Group founder and Bellevue resident Mark Sussman said the gathering was intended to both celebrate the national holiday and engage in a discussion of ideas that most conservatives believe in. He declined to characterize the Fourth of July gathering as a protest, preferring activities suitable “for the entire family.”
“I certainly think it’s OK to recall on our country’s birthday the [U.S.] Constitution,” he said. “There ought to be a serious side to the celebration.”
Sussman said he applied for a permit to meet at Luther Burbank Park because of its central location and natural beauty. The event took place from noon until 3 p.m. and included games and contests, patriotic singing and children’s activities. The festival was anchored by a list of political speakers, including State Republican Party Chair Luke Esser, State Attorney General Rob McKenna and Canadian Tsimshian tribe member Calvin Helin.

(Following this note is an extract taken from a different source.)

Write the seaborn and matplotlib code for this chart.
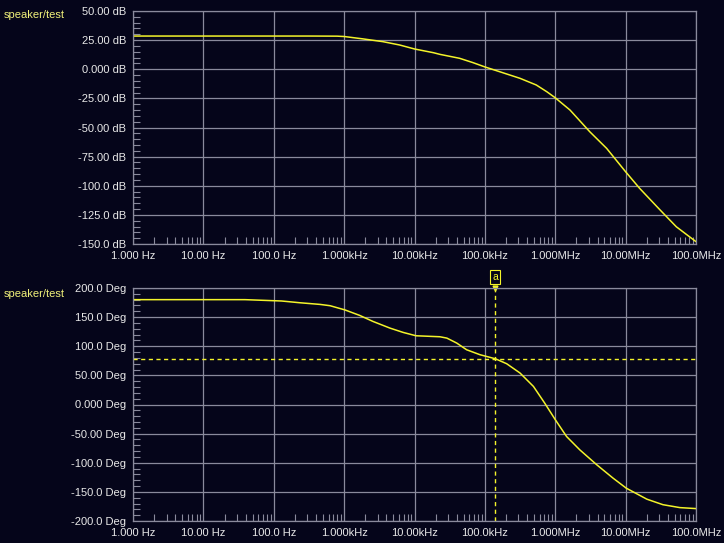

The “Tea Party” idea came from the historical Boston Tea Party of 1773, a protest against England levying taxes against the American colonists. The British government’s tax on tea became the focus of citizen discontent.
This year, conservatives seized on the historic narrative to protest federal tax and spending policies. Others voiced their disappointment with President Barack Obama and his administration.
“I think the Obama administration is resisting liberty, raising taxes and harming the American people. We have to protest Obama’s agenda,” said speaker Steve Beren, a self-proclaimed “conservative activist” who has run for congress in Seattle.
The audience watching Beren speak from the Luther Burbank amphitheater buoyed his statements with hearty cheers and waving flags.
Most of the crowd were non-Island residents and Conservative Enthusiast members, although a number of curious Island passerby, sharing the park on the Fourth of July holiday, stopped to watch the event from a distance.
Bellevue City Councilmember Conrad Lee said he was surprised not to see Mercer Island Councilmembers at the event. Lee was not shy to share his political inspiration for attending the Tea Party.
“This is a great event to remind us that we need to be responsible in spending our own money and not raising taxes when the economy is bad,” he said.
The Tea Party, which ran from noon to 3 p.m., was open to the general public. Sussman and Conservative Enthusiasts put on a similar protest earlier this year that drew hundreds to downtown Bellevue in April.